§ **Task goal**:
Your output is the lines from the first one to the one containing "width=132pt, minimum height=26pt]", repeated exactly, with images left out.
============
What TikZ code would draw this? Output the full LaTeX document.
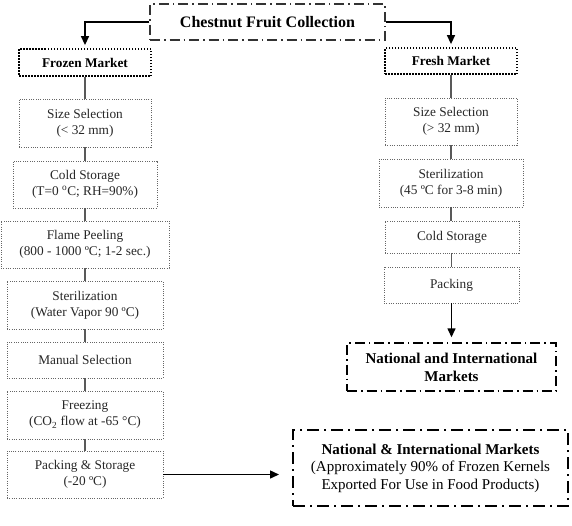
\documentclass[tikz,border=0pt]{standalone}
\usepackage{fontspec}
\setmainfont{Liberation Serif}
\usetikzlibrary{arrows.meta}
\begin{document}
\begin{tikzpicture}[x=1pt,y=-1pt,
  proc/.style={draw=black!60, line width=0.8pt, dash pattern=on 1pt off 1.3pt,
    align=center, inner sep=0pt, text=black!85, font=\fontsize{13.3}{16}\selectfont},
  mkt/.style={draw=black, line width=1.8pt, dash pattern=on 1.5pt off 1.5pt,
    inner sep=0pt, font=\fontsize{13.3}{16}\selectfont\bfseries},
  head/.style={draw=black!80, line width=1.2pt, dash pattern=on 10pt off 4pt on 1.5pt off 4pt,
    inner sep=0pt, font=\fontsize{16}{19}\selectfont\bfseries},
  fin/.style={draw=black, line width=1.4pt, dash pattern=on 10pt off 4pt on 1.5pt off 4pt,
    align=center, inner sep=0pt, font=\fontsize{15}{18}\selectfont},
  fin2/.style={draw=black, line width=2pt, dash pattern=on 12pt off 5pt on 2pt off 5pt,
    align=center, inner sep=0pt, font=\fontsize{15}{17.5}\selectfont},
  link/.style={draw=black!65, line width=1.5pt},
  arr/.style={draw=black, line width=1.4pt, -{Triangle[width=8pt,length=9pt]}}
]
\useasboundingbox (0,0) rectangle (572,525);

\node[head, minimum width=235pt, minimum height=36pt] (top) at (267.5,22) {Chestnut Fruit Collection};

\node[mkt, minimum width=132pt, minimum height=27pt] (fzm) at (85,62.5) {Frozen Market};
\node[mkt, minimum width=132pt, minimum height=26pt] (frm) at (451,61) {Fresh Market};

% left column
\node[proc, minimum width=132pt, minimum height=48pt] (ss1) at (85,123) {Size Selection\\(< 32 mm)};
\node[proc, minimum width=144pt, minimum height=47pt] (cs1) at (85,184.5) {Cold Storage\\(T=0 \textsuperscript{o}C; RH=90\%)};
\node[proc, minimum width=168pt, minimum height=47pt] (fp) at (85,244.5) {Flame Peeling\\(800 - 1000 ºC; 1-2 sec.)};
\node[proc, minimum width=156pt, minimum height=48pt] (st1) at (85,305) {Sterilization\\(Water Vapor 90 ºC)};
\node[proc, minimum width=156pt, minimum height=36pt] (ms) at (85,360) {Manual Selection};
\node[proc, minimum width=156pt, minimum height=48pt] (fr) at (85,415) {Freezing\\(CO\textsubscript{2} flow at -65 °C)};
\node[proc, minimum width=156pt, minimum height=47pt] (ps) at (85,474.5) {Packing \& Storage\\(-20 ºC)};

% right column
\node[proc, minimum width=132pt, minimum height=47pt] (ss2) at (451,121.5) {Size Selection\\(> 32 mm)};
\node[proc, minimum width=144pt, minimum height=48pt] (st2) at (451,183) {Sterilization\\(45 ºC for 3-8 min)};
\node[proc, minimum width=134pt, minimum height=32pt] (cs2) at (452,237) {Cold Storage};
\node[proc, minimum width=135pt, minimum height=36pt] (pk) at (451.5,285) {Packing};

\node[fin, minimum width=209pt, minimum height=48pt] (nim) at (451.5,367) {\textbf{National and International}\\\textbf{Markets}};
\node[fin2, minimum width=275pt, minimum height=76pt] (exp) at (430.5,468) {\textbf{National \& International Markets}\\(Approximately 90\% of Frozen Kernels\\Exported For Use in Food Products)};

% connectors
\draw[arr, shorten >=3pt] (top.west) -| (fzm.north);
\draw[arr, shorten >=3pt] (top.east) -| (frm.north);

\draw[link] (fzm.south) -- (fzm.south |- ss1.north);
\draw[link] (ss1.south) -- (ss1.south |- cs1.north);
\draw[link] (cs1.south) -- (cs1.south |- fp.north);
\draw[link] (fp.south) -- (fp.south |- st1.north);
\draw[link] (st1.south) -- (st1.south |- ms.north);
\draw[link] (ms.south) -- (ms.south |- fr.north);
\draw[link] (fr.south) -- (fr.south |- ps.north);

\draw[link] (frm.south) -- (frm.south |- ss2.north);
\draw[link] (ss2.south) -- (ss2.south |- st2.north);
\draw[link] (st2.south) -- (st2.south |- cs2.north);
\draw[link] (cs2.south -| pk.north) -- (pk.north);

\draw[arr, shorten >=5pt] (pk.south) -- (pk.south |- nim.north);
\draw[arr, shorten >=13pt] (ps.east) -- (ps.east -| exp.west);
\end{tikzpicture}
\end{document}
============
§ **Correct response**:
What TikZ code would draw this? Output the full LaTeX document.
\documentclass[tikz,border=0pt]{standalone}
\usepackage{fontspec}
\setmainfont{Liberation Serif}
\usetikzlibrary{arrows.meta}
\begin{document}
\begin{tikzpicture}[x=1pt,y=-1pt,
  proc/.style={draw=black!60, line width=0.8pt, dash pattern=on 1pt off 1.3pt,
    align=center, inner sep=0pt, text=black!85, font=\fontsize{13.3}{16}\selectfont},
  mkt/.style={draw=black, line width=1.8pt, dash pattern=on 1.5pt off 1.5pt,
    inner sep=0pt, font=\fontsize{13.3}{16}\selectfont\bfseries},
  head/.style={draw=black!80, line width=1.2pt, dash pattern=on 10pt off 4pt on 1.5pt off 4pt,
    inner sep=0pt, font=\fontsize{16}{19}\selectfont\bfseries},
  fin/.style={draw=black, line width=1.4pt, dash pattern=on 10pt off 4pt on 1.5pt off 4pt,
    align=center, inner sep=0pt, font=\fontsize{15}{18}\selectfont},
  fin2/.style={draw=black, line width=2pt, dash pattern=on 12pt off 5pt on 2pt off 5pt,
    align=center, inner sep=0pt, font=\fontsize{15}{17.5}\selectfont},
  link/.style={draw=black!65, line width=1.5pt},
  arr/.style={draw=black, line width=1.4pt, -{Triangle[width=8pt,length=9pt]}}
]
\useasboundingbox (0,0) rectangle (572,525);

\node[head, minimum width=235pt, minimum height=36pt] (top) at (267.5,22) {Chestnut Fruit Collection};

\node[mkt, minimum width=132pt, minimum height=27pt] (fzm) at (85,62.5) {Frozen Market};
\node[mkt, minimum width=132pt, minimum height=26pt] (frm) at (451,61) {Fresh Market};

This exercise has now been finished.